[begin Data lines]

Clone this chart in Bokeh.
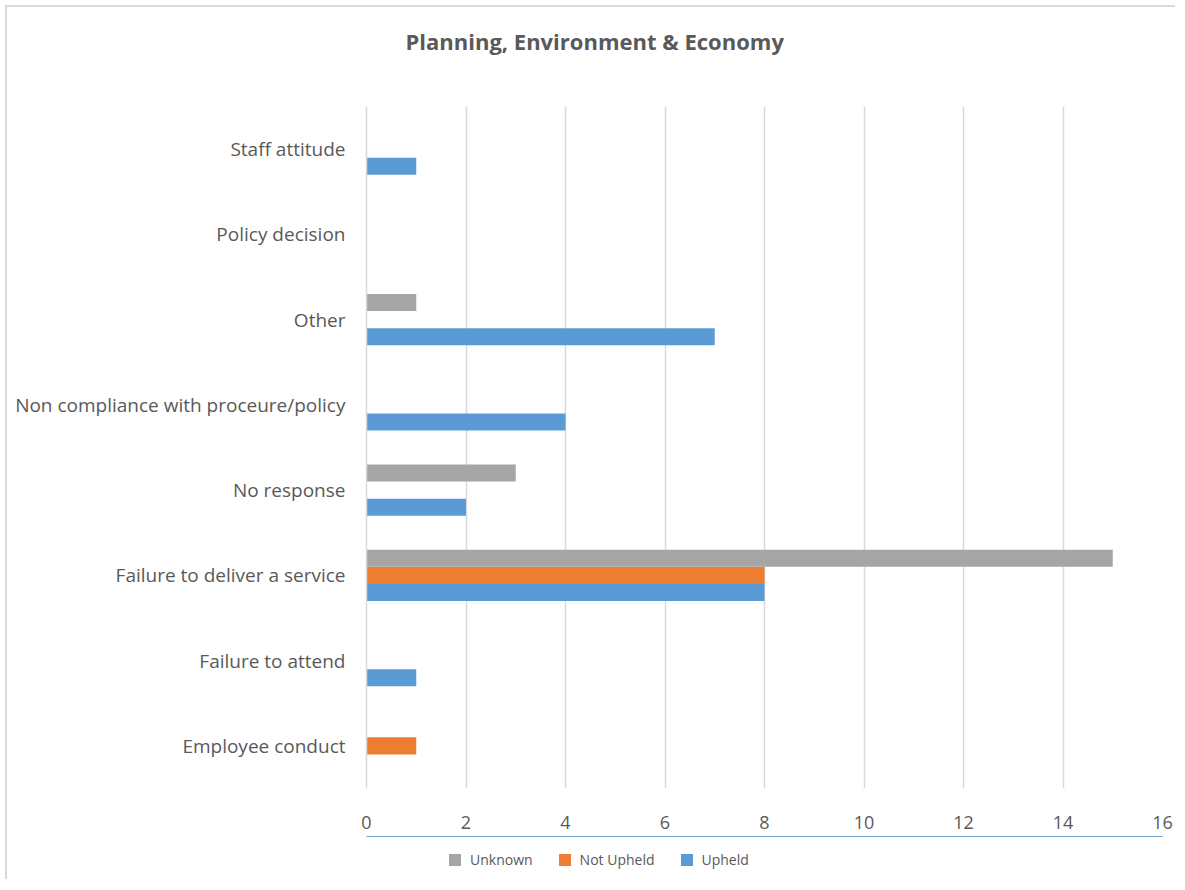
from bokeh.plotting import figure
from bokeh.models import ColumnDataSource, FactorRange, Range1d, SingleIntervalTicker, Legend, LegendItem
from bokeh.layouts import column
from bokeh.transform import dodge
from bokeh.embed import file_html
from bokeh.resources import INLINE

categories = ["Employee conduct", "Failure to attend", "Failure to deliver a service",
              "No response", "Non compliance with proceure/policy", "Other",
              "Policy decision", "Staff attitude"]
upheld = [0, 1, 8, 2, 4, 7, 0, 1]
not_upheld = [1, 0, 8, 0, 0, 0, 0, 0]
unknown = [0, 0, 15, 3, 0, 1, 0, 0]
series_names = ["Unknown", "Not Upheld", "Upheld"]
series_fields = ["unknown", "not_upheld", "upheld"]
series_colors = ["#a5a5a5", "#ed7d31", "#5b9bd5"]
x_ticks_interval = 2

source = ColumnDataSource(dict(cat=categories, upheld=upheld, not_upheld=not_upheld, unknown=unknown))

FONT = "Open Sans"
TXT = "#595959"

p = figure(width=1170, height=831, y_range=FactorRange(*categories), x_range=Range1d(0, 16),
           output_backend="svg", toolbar_location=None,
           min_border_left=359, min_border_right=15, min_border_top=92, min_border_bottom=50,
           title="Planning, Environment & Economy\n")
p.styles = {"margin-left": "5px", "margin-top": "5px",
            "border-left": "2px solid #d9d9d9", "border-top": "2px solid #d9d9d9"}

p.hbar(y=dodge("cat", -0.2, range=p.y_range), right="upheld", left=0, height=0.2,
       source=source, fill_color=series_colors[2], line_color=None)
p.hbar(y=dodge("cat", 0.0, range=p.y_range), right="not_upheld", left=0, height=0.2,
       source=source, fill_color=series_colors[1], line_color=None)
p.hbar(y=dodge("cat", 0.2, range=p.y_range), right="unknown", left=0, height=0.2,
       source=source, fill_color=series_colors[0], line_color=None)

p.outline_line_color = None
p.background_fill_color = "white"
p.border_fill_color = "white"

p.title.text_font = FONT
p.title.text_font_size = "22px"
p.title.text_font_style = "bold"
p.title.text_color = TXT
p.title.align = "left"
p.title.offset = 39
p.title.vertical_align = "top"
p.title.standoff = 37

p.xaxis.ticker = SingleIntervalTicker(interval=x_ticks_interval)
p.xaxis.axis_line_color = None
p.xaxis.major_tick_line_color = None
p.xaxis.minor_tick_line_color = None
p.xaxis.major_label_text_font = FONT
p.xaxis.major_label_text_font_size = "18px"
p.xaxis.major_label_text_color = TXT
p.xaxis.major_label_standoff = 21

p.yaxis.axis_line_color = "#d9d9d9"
p.yaxis.axis_line_width = 1.5
p.yaxis.major_tick_line_color = None
p.yaxis.minor_tick_line_color = None
p.yaxis.major_label_text_font = FONT
p.yaxis.major_label_text_font_size = "19px"
p.yaxis.major_label_text_color = TXT
p.yaxis.major_label_standoff = 15

p.xgrid.grid_line_color = "#d9d9d9"
p.xgrid.grid_line_width = 1.5
p.ygrid.grid_line_color = None

# legend strip below the chart (a separate borderless figure); its swatch renderers
# use the same series data, have zero height and lie outside this strip's visible range
lp = figure(width=1170, height=43, x_range=Range1d(0, 1), y_range=Range1d(-3, -2),
            x_axis_type=None, y_axis_type=None, output_backend="svg", toolbar_location=None,
            min_border=0)
lp.styles = {"margin-left": "5px", "border-left": "2px solid #d9d9d9"}
lp.outline_line_color = None
lp.background_fill_color = "white"
lp.border_fill_color = "white"

items = []
for name, field, color in zip(series_names, series_fields, series_colors):
    r = lp.hbar(y=field, right=field, left=0, height=0, source=source,
                fill_color=color, line_color=None)
    items.append(LegendItem(label=name, renderers=[r]))

legend = Legend(items=items, orientation="horizontal", location=(81, 10),
                padding=0, margin=0, spacing=24, label_standoff=8,
                glyph_width=15, glyph_height=15, label_height=20,
                label_text_font=FONT, label_text_font_size="14px", label_text_color=TXT,
                border_line_color=None, background_fill_alpha=0)
lp.add_layout(legend, "center")

layout = column(p, lp)
open("out.html", "w").write(file_html(layout, INLINE))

[end Data lines]

[Problem to solve] Output the data exactly. Pictures don't belong in the result.

[In response]
Clone this chart in Bokeh.
from bokeh.plotting import figure
from bokeh.models import ColumnDataSource, FactorRange, Range1d, SingleIntervalTicker, Legend, LegendItem
from bokeh.layouts import column
from bokeh.transform import dodge
from bokeh.embed import file_html
from bokeh.resources import INLINE

categories = ["Employee conduct", "Failure to attend", "Failure to deliver a service",
              "No response", "Non compliance with proceure/policy", "Other",
              "Policy decision", "Staff attitude"]
upheld = [0, 1, 8, 2, 4, 7, 0, 1]
not_upheld = [1, 0, 8, 0, 0, 0, 0, 0]
unknown = [0, 0, 15, 3, 0, 1, 0, 0]
series_names = ["Unknown", "Not Upheld", "Upheld"]
series_fields = ["unknown", "not_upheld", "upheld"]
series_colors = ["#a5a5a5", "#ed7d31", "#5b9bd5"]
x_ticks_interval = 2

source = ColumnDataSource(dict(cat=categories, upheld=upheld, not_upheld=not_upheld, unknown=unknown))

FONT = "Open Sans"
TXT = "#595959"

p = figure(width=1170, height=831, y_range=FactorRange(*categories), x_range=Range1d(0, 16),
           output_backend="svg", toolbar_location=None,
           min_border_left=359, min_border_right=15, min_border_top=92, min_border_bottom=50,
           title="Planning, Environment & Economy\n")
p.styles = {"margin-left": "5px", "margin-top": "5px",
            "border-left": "2px solid #d9d9d9", "border-top": "2px solid #d9d9d9"}

p.hbar(y=dodge("cat", -0.2, range=p.y_range), right="upheld", left=0, height=0.2,
       source=source, fill_color=series_colors[2], line_color=None)
p.hbar(y=dodge("cat", 0.0, range=p.y_range), right="not_upheld", left=0, height=0.2,
       source=source, fill_color=series_colors[1], line_color=None)
p.hbar(y=dodge("cat", 0.2, range=p.y_range), right="unknown", left=0, height=0.2,
       source=source, fill_color=series_colors[0], line_color=None)

p.outline_line_color = None
p.background_fill_color = "white"
p.border_fill_color = "white"

p.title.text_font = FONT
p.title.text_font_size = "22px"
p.title.text_font_style = "bold"
p.title.text_color = TXT
p.title.align = "left"
p.title.offset = 39
p.title.vertical_align = "top"
p.title.standoff = 37

p.xaxis.ticker = SingleIntervalTicker(interval=x_ticks_interval)
p.xaxis.axis_line_color = None
p.xaxis.major_tick_line_color = None
p.xaxis.minor_tick_line_color = None
p.xaxis.major_label_text_font = FONT
p.xaxis.major_label_text_font_size = "18px"
p.xaxis.major_label_text_color = TXT
p.xaxis.major_label_standoff = 21

p.yaxis.axis_line_color = "#d9d9d9"
p.yaxis.axis_line_width = 1.5
p.yaxis.major_tick_line_color = None
p.yaxis.minor_tick_line_color = None
p.yaxis.major_label_text_font = FONT
p.yaxis.major_label_text_font_size = "19px"
p.yaxis.major_label_text_color = TXT
p.yaxis.major_label_standoff = 15

p.xgrid.grid_line_color = "#d9d9d9"
p.xgrid.grid_line_width = 1.5
p.ygrid.grid_line_color = None

# legend strip below the chart (a separate borderless figure); its swatch renderers
# use the same series data, have zero height and lie outside this strip's visible range
lp = figure(width=1170, height=43, x_range=Range1d(0, 1), y_range=Range1d(-3, -2),
            x_axis_type=None, y_axis_type=None, output_backend="svg", toolbar_location=None,
            min_border=0)
lp.styles = {"margin-left": "5px", "border-left": "2px solid #d9d9d9"}
lp.outline_line_color = None
lp.background_fill_color = "white"
lp.border_fill_color = "white"

items = []
for name, field, color in zip(series_names, series_fields, series_colors):
    r = lp.hbar(y=field, right=field, left=0, height=0, source=source,
                fill_color=color, line_color=None)
    items.append(LegendItem(label=name, renderers=[r]))

legend = Legend(items=items, orientation="horizontal", location=(81, 10),
                padding=0, margin=0, spacing=24, label_standoff=8,
                glyph_width=15, glyph_height=15, label_height=20,
                label_text_font=FONT, label_text_font_size="14px", label_text_color=TXT,
                border_line_color=None, background_fill_alpha=0)
lp.add_layout(legend, "center")

layout = column(p, lp)
open("out.html", "w").write(file_html(layout, INLINE))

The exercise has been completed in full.